Instructions to follow:
Each line that holds the word "this" should be returned.
= = = = = = =
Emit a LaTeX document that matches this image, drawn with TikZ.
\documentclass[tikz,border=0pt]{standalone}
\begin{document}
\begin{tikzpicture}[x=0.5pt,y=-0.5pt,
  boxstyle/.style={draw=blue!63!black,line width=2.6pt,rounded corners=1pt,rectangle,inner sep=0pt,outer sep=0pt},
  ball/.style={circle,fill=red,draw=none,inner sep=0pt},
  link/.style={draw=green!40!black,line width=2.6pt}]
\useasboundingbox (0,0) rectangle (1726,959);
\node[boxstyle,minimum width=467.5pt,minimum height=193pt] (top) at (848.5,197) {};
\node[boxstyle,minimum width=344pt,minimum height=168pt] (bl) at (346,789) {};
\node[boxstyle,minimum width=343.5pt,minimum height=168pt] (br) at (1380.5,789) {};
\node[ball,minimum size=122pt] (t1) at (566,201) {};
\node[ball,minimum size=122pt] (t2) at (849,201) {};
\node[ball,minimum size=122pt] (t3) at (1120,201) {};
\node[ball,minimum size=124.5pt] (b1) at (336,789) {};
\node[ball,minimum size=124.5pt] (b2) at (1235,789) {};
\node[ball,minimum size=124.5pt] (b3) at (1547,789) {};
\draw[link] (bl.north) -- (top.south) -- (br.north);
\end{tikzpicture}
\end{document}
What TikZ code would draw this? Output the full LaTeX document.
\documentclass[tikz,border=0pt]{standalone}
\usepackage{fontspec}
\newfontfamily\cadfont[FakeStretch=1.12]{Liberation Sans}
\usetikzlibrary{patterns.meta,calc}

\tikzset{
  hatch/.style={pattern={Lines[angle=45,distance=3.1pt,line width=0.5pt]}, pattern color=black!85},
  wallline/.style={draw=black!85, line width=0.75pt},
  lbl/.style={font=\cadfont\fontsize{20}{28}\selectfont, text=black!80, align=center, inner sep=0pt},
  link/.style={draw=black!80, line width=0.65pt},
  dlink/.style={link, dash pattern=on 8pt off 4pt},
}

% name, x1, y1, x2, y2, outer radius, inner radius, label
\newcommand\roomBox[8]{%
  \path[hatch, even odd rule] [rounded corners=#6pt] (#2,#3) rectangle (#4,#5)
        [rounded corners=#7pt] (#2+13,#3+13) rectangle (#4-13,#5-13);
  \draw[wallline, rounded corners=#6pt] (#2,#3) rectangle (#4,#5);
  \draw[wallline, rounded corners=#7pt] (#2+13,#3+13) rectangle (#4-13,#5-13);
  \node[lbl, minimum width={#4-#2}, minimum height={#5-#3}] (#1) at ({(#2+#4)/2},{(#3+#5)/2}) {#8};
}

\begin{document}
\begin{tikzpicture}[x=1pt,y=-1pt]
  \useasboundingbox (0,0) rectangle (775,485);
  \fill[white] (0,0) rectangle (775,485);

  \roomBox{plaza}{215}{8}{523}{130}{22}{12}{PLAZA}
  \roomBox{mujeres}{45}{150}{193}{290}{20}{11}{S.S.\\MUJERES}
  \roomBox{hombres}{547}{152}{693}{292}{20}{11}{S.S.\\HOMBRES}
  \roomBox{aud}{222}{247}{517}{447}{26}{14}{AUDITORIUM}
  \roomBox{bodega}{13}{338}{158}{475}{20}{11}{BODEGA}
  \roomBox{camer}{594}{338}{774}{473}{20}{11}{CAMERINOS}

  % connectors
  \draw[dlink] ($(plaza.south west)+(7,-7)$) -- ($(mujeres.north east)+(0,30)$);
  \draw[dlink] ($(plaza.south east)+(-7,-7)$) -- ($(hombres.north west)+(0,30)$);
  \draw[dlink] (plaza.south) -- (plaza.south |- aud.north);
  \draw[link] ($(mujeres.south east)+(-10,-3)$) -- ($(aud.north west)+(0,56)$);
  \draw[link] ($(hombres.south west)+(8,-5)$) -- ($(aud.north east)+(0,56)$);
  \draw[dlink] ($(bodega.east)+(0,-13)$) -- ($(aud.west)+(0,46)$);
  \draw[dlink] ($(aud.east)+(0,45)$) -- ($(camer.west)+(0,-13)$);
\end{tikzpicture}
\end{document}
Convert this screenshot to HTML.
= = = = = = =
Problem solution:
Emit a LaTeX document that matches this image, drawn with TikZ.
What TikZ code would draw this? Output the full LaTeX document.
Convert this screenshot to HTML.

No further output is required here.